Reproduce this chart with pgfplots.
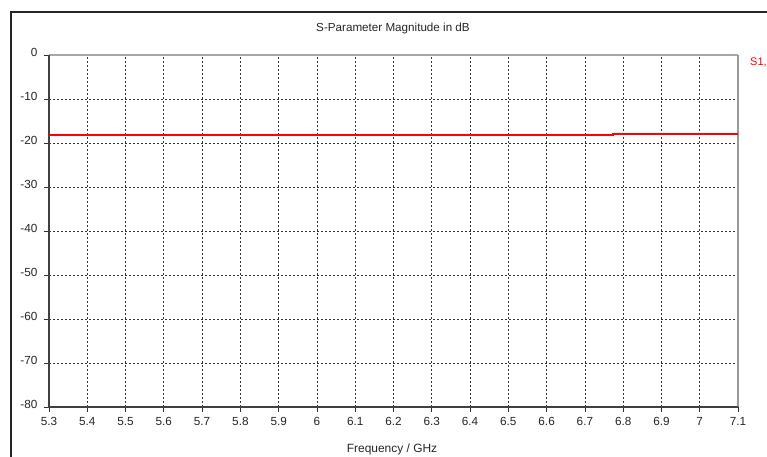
\documentclass[border=0pt]{standalone}
\usepackage{fontspec}
\setmainfont{Liberation Sans}
\usepackage{pgfplots}
\pgfplotsset{compat=1.18}

\begin{document}
\begin{tikzpicture}[x=1bp,y=-1bp]
  % page size; anything beyond it is cut off
  \path[use as bounding box] (0,0) rectangle (767,457);
  % outer frame of the chart window
  \draw[black!85, line width=1.1bp] (11,480) -- (11,12) -- (790,12);

  \begin{axis}[
    at={(49bp,-407bp)}, anchor=south west,
    scale only axis, width=689bp, height=352bp,
    xmin=5.3, xmax=7.1, ymin=-80, ymax=0,
    xtick={5.3,5.4,5.5,5.6,5.7,5.8,5.9,6,6.1,6.2,6.3,6.4,6.5,6.6,6.7,6.8,6.9,7,7.1},
    ytick={-80,-70,-60,-50,-40,-30,-20,-10,0},
    xtick pos=bottom, ytick pos=left,
    tick align=outside, major tick length=5bp,
    tick style={black!80, line width=0.8bp},
    grid=major,
    major grid style={black!80, line width=0.7bp, dash pattern=on 2bp off 2bp},
    axis line style={draw=none},
    /pgf/number format/assume math mode=true,
    /pgf/number format/fixed,
    /pgf/number format/precision=1,
    ticklabel style={font=\fontsize{11.8}{13}\selectfont, text=black!85},
    xticklabel style={yshift=-1.5bp},
    yticklabel style={yshift=3bp, xshift=-3bp},
    clip=false,
  ]
    % axis frame: dark left and bottom, light top and right
    \draw[gray!70, line width=1.2bp] (rel axis cs:0,1) -- (rel axis cs:1,1);
    \draw[gray!80, line width=1.8bp] (rel axis cs:1,1) -- (rel axis cs:1,0);
    \draw[black!75, line width=1.2bp] (rel axis cs:0,1) -- (rel axis cs:0,0) -- (rel axis cs:1,0);

    % S1,1 magnitude
    \addplot[red, line width=1.6bp, const plot] coordinates {
      (5.3,-18.2) (5.6,-18.2) (6.0,-18.2) (6.4,-18.2) (6.773,-18.0) (7.1,-18.0)
    };
  \end{axis}

  \node[font=\fontsize{11.7}{13}\selectfont, text=black!85] at (393,28) {S-Parameter Magnitude in dB};
  \node[font=\fontsize{12}{14}\selectfont, text=black!85] at (392,449) {Frequency / GHz};
  \node[font=\fontsize{11}{13}\selectfont, text=red, anchor=west, inner sep=0pt] at (750,62) {S1,1};
\end{tikzpicture}
\end{document}
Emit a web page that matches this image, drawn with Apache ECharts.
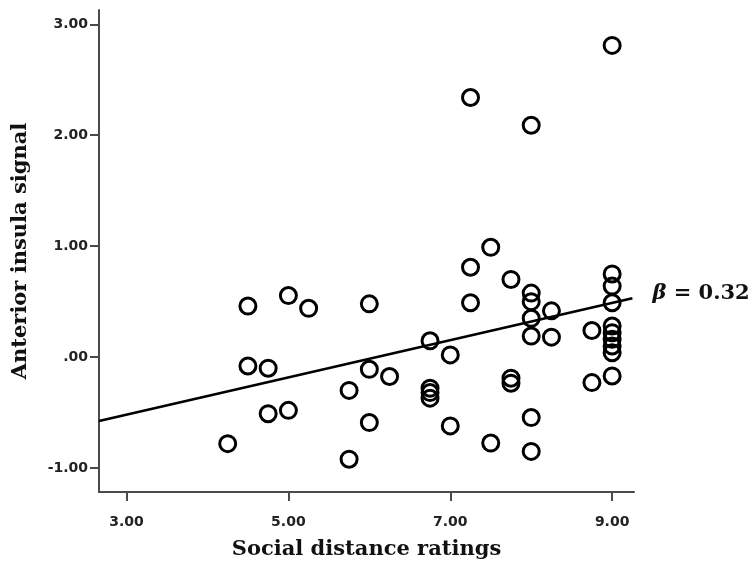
<!DOCTYPE html>
<html>
<head>
<meta charset="utf-8">
<script src="https://cdn.jsdelivr.net/npm/echarts@6/dist/echarts.min.js"></script>
<style>
  html, body { margin: 0; padding: 0; background: #fff; }
  #chart { width: 750px; height: 563px; }
</style>
</head>
<body>
<div id="chart"></div>
<script>
// data
var socialDistance = [4.25, 4.5, 4.5, 4.75, 4.75, 5.0, 5.0, 5.25, 5.75, 5.75,
  6.0, 6.0, 6.0, 6.25, 6.75, 6.75, 6.75, 6.75, 7.0, 7.0,
  7.25, 7.25, 7.25, 7.5, 7.5, 7.75, 7.75, 7.75,
  8.0, 8.0, 8.0, 8.0, 8.0, 8.0, 8.0, 8.25, 8.25, 8.75, 8.75,
  9.0, 9.0, 9.0, 9.0, 9.0, 9.0, 9.0, 9.0, 9.0, 9.0];
var insulaSignal = [-0.78, 0.46, -0.08, -0.10, -0.51, 0.555, -0.48, 0.44, -0.30, -0.92,
  0.48, -0.11, -0.59, -0.175, 0.147, -0.28, -0.32, -0.37, 0.02, -0.62,
  2.34, 0.81, 0.49, 0.99, -0.775, 0.70, -0.19, -0.235,
  2.09, 0.577, 0.50, 0.35, 0.19, -0.545, -0.85, 0.417, 0.18, 0.24, -0.23,
  2.81, 0.75, 0.64, 0.49, 0.28, 0.22, 0.16, 0.10, 0.04, -0.17];

var xTicks = [3, 5, 7, 9];
var xTickLabels = ["3.00", "5.00", "7.00", "9.00"];
var yTicks = [-1, 0, 1, 2, 3];
var yTickLabels = ["-1.00", ".00", "1.00", "2.00", "3.00"];

// fit line
var fitSlope = 0.168;
var fitIntercept = -1.023;
var fitRange = [2.66, 9.25];
var betaText = "0.32";

var points = socialDistance.map(function (x, i) { return [x, insulaSignal[i]]; });
var fitLine = fitRange.map(function (x) { return [x, fitIntercept + fitSlope * x]; });

var axisColor = "#4a4a4a";
var chart = echarts.init(document.getElementById("chart"));
chart.setOption({
  animation: false,
  grid: {
    left: 99,
    right: 116,
    top: 10,
    bottom: 71,
    containLabel: false,
    outerBoundsMode: "none"
  },
  xAxis: {
    type: "value",
    min: 2.66,
    max: 9.27,
    name: "Social distance ratings",
    nameLocation: "middle",
    nameGap: 47,
    nameTextStyle: {
      fontFamily: "DejaVu Serif",
      fontWeight: "bold",
      fontSize: 21,
      color: "#111"
    },
    axisLine: { onZero: false, lineStyle: { color: axisColor, width: 2 } },
    axisTick: {
      show: true,
      length: 9,
      customValues: xTicks,
      lineStyle: { color: axisColor, width: 2 }
    },
    axisLabel: {
      customValues: xTicks,
      margin: 23,
      fontFamily: "DejaVu Sans",
      fontWeight: "bold",
      fontSize: 14,
      color: "#222",
      formatter: function (v) { return xTickLabels[xTicks.indexOf(v)]; }
    },
    splitLine: { show: false }
  },
  yAxis: {
    type: "value",
    min: -1.216,
    max: 3.129,
    name: "Anterior insula signal",
    nameLocation: "middle",
    nameGap: 68,
    nameRotate: 90,
    nameTextStyle: {
      fontFamily: "DejaVu Serif",
      fontWeight: "bold",
      fontSize: 21,
      color: "#111"
    },
    axisLine: { show: true, onZero: false, lineStyle: { color: axisColor, width: 2 } },
    axisTick: {
      show: true,
      length: 9,
      customValues: yTicks,
      lineStyle: { color: axisColor, width: 2 }
    },
    axisLabel: {
      customValues: yTicks,
      margin: 11,
      fontFamily: "DejaVu Sans",
      fontWeight: "bold",
      fontSize: 14,
      color: "#222",
      formatter: function (v) { return yTickLabels[yTicks.indexOf(v)]; }
    },
    splitLine: { show: false }
  },
  series: [
    {
      type: "line",
      data: fitLine,
      symbol: "none",
      silent: true,
      lineStyle: { color: "#000", width: 2.5 },
      endLabel: {
        show: true,
        distance: 20,
        offset: [0, -5],
        formatter: "{b|β} = " + betaText,
        fontFamily: "DejaVu Serif",
        fontWeight: "bold",
        fontSize: 21,
        color: "#111",
        rich: {
          b: {
            fontFamily: "DejaVu Serif",
            fontStyle: "italic",
            fontWeight: "bold",
            fontSize: 21,
            color: "#111"
          }
        }
      }
    },
    {
      type: "scatter",
      data: points,
      symbol: "circle",
      symbolSize: 16,
      itemStyle: {
        color: "rgba(0,0,0,0)",
        borderColor: "#000",
        borderWidth: 3,
        opacity: 1
      }
    }
  ]
});
window.addEventListener("resize", function () { chart.resize(); });
</script>
</body>
</html>
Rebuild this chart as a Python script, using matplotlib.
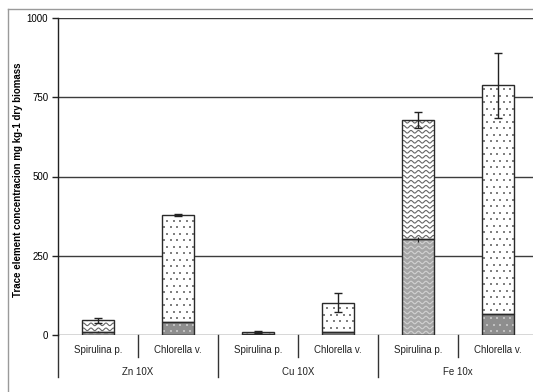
import numpy as np
import matplotlib
matplotlib.use("Agg")
import matplotlib.pyplot as plt
from matplotlib.patches import Rectangle
from matplotlib.lines import Line2D

# Data: stacked trace element concentrations (mg kg-1 dry biomass)
groups = ["Zn 10X", "Cu 10X", "Fe 10x"]
species = ["Spirulina p.", "Chlorella v."]
bottom_vals = [10, 40, 3, 10, 302, 65]
total_vals = [47, 378, 10, 102, 677, 788]
bottom_err = [2, 0, 1, 0, 8, 0]
total_err = [8, 4, 4, 30, 25, 103]

plt.rcParams["font.family"] = ["Liberation Sans", "DejaVu Sans"]

W, H = 533, 392
fig = plt.figure(figsize=(W / 100, H / 100), dpi=100)

# axes placed in pixel units; plot extends beyond the right edge of the canvas
left_px, right_px, top_px, zero_px = 58, 538, 18, 335
ax_h = zero_px - top_px
ax = fig.add_axes([left_px / W, (H - zero_px) / H,
                   (right_px - left_px) / W, ax_h / H])

n = len(total_vals)
x = np.arange(n)
ax.set_xlim(-0.5, n - 0.5)
ax.set_ylim(0, 1000)

# outer frame of the figure
fig.add_artist(Line2D([8 / W, 8 / W], [0, 1 - 9 / H], transform=fig.transFigure,
                      color="#9a9a9a", lw=1.0))
fig.add_artist(Line2D([8 / W, 1], [1 - 9 / H, 1 - 9 / H], transform=fig.transFigure,
                      color="#9a9a9a", lw=1.0))

# gridlines
for yv in [250, 500, 750, 1000]:
    ax.axhline(yv, color="#3c3c3c", lw=1.0, zorder=1)

for s in ["top", "right", "bottom"]:
    ax.spines[s].set_visible(False)
ax.spines["left"].set_color("#222222")
ax.spines["left"].set_linewidth(1.0)
ax.axhline(0, color="#3c3c3c", lw=1.0, zorder=5)

ax.set_yticks([0, 250, 500, 750, 1000])
ax.set_yticklabels(["0", "250", "500", "750", "1000"], fontsize=7)
ax.tick_params(axis="y", length=4, width=1, color="#222222", pad=3)
ax.set_xticks([])
ax.set_ylabel("Trace element concentracion mg kg-1 dry biomass",
              fontsize=7, fontweight="bold")
ax.yaxis.set_label_coords(-35 / (right_px - left_px), 0.49)

fig.canvas.draw()
# pixel scale of data units
px_per_x = (ax.transData.transform((1, 0))[0] - ax.transData.transform((0, 0))[0])
px_per_y = (ax.transData.transform((0, 1))[1] - ax.transData.transform((0, 0))[1])

bw = 0.41


def wave_texture(rect, x0, x1, y0, y1, color, lw=0.8):
    period = 7.5 / px_per_x
    amp = 1.3 / px_per_y
    spacing = 5.0 / px_per_y
    xs = np.linspace(x0, x1, 200)
    yy = y0 + spacing * 0.5
    while yy < y1 + spacing:
        ys = yy + amp * np.sin(2 * np.pi * (xs - x0) / period)
        ln, = ax.plot(xs, ys, color=color, lw=lw, zorder=3, solid_capstyle="butt")
        ln.set_clip_path(rect)
        yy += spacing


def dot_texture(rect, x0, x1, y0, y1, color, size=1.6):
    dx = 6.5 / px_per_x
    dy = 6.5 / px_per_y
    pts_x, pts_y = [], []
    row = 0
    yy = y0 + dy * 0.6
    while yy < y1:
        off = (dx / 2) if row % 2 else 0
        xx = x0 + dx * 0.4 + off
        while xx < x1:
            pts_x.append(xx)
            pts_y.append(yy)
            xx += dx
        yy += dy
        row += 1
    sc = ax.scatter(pts_x, pts_y, s=size, color=color, marker="s", lw=0, zorder=3)
    sc.set_clip_path(rect)


for i in range(n):
    xc = x[i]
    x0, x1 = xc - bw / 2, xc + bw / 2
    b, t = bottom_vals[i], total_vals[i]
    is_spir = (i % 2 == 0)
    # lower segment
    lo_face = "#a6a6a6" if is_spir else "#8e8e8e"
    r1 = Rectangle((x0, 0), bw, b, facecolor=lo_face, edgecolor="none", zorder=2)
    ax.add_patch(r1)
    # upper segment
    r2 = Rectangle((x0, b), bw, t - b, facecolor="white", edgecolor="none", zorder=2)
    ax.add_patch(r2)
    if is_spir:
        wave_texture(r1, x0, x1, 0, b, "#d2d2d2")
        wave_texture(r2, x0, x1, b, t, "#666666")
    else:
        dot_texture(r1, x0, x1, 0, b, "#c0c0c0")
        dot_texture(r2, x0, x1, b, t, "#808080")
    # outlines
    ax.add_patch(Rectangle((x0, 0), bw, b, facecolor="none", edgecolor="#2a2a2a",
                           lw=1.0, zorder=4))
    ax.add_patch(Rectangle((x0, b), bw, t - b, facecolor="none", edgecolor="#2a2a2a",
                           lw=1.0, zorder=4))

ax.errorbar(x, total_vals, yerr=total_err, fmt="none", ecolor="#222222",
            elinewidth=1.0, capsize=3, capthick=1.0, zorder=6)
ax.errorbar(x, bottom_vals, yerr=bottom_err, fmt="none", ecolor="#222222",
            elinewidth=1.0, capsize=0, zorder=6)

# two-level category axis
trans = ax.get_xaxis_transform()
short = -22 / ax_h
long_ = -42 / ax_h
for i in range(n):
    ax.text(x[i], -15 / ax_h, species[i % 2], transform=trans,
            ha="center", va="center", fontsize=7, color="#222222")
for g in range(len(groups)):
    ax.text(2 * g + 0.5, -37 / ax_h, groups[g], transform=trans,
            ha="center", va="center", fontsize=7, color="#222222")
for k in range(n + 1):
    xb = k - 0.5
    y_end = long_ if k % 2 == 0 else short
    ax.add_line(Line2D([xb, xb], [0, y_end], transform=trans, color="#333333",
                       lw=1.0, clip_on=False))

fig.savefig("out.png", dpi=100)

* * * * * * * * *

(WHAT THE TASK ASKS) Can the lines from the start of the records through the line with "(11,12) -- (790,12);" be given again exactly, with the pictures left out?

(REPLY)
Reproduce this chart with pgfplots.
\documentclass[border=0pt]{standalone}
\usepackage{fontspec}
\setmainfont{Liberation Sans}
\usepackage{pgfplots}
\pgfplotsset{compat=1.18}

\begin{document}
\begin{tikzpicture}[x=1bp,y=-1bp]
  % page size; anything beyond it is cut off
  \path[use as bounding box] (0,0) rectangle (767,457);
  % outer frame of the chart window
  \draw[black!85, line width=1.1bp] (11,480) -- (11,12) -- (790,12);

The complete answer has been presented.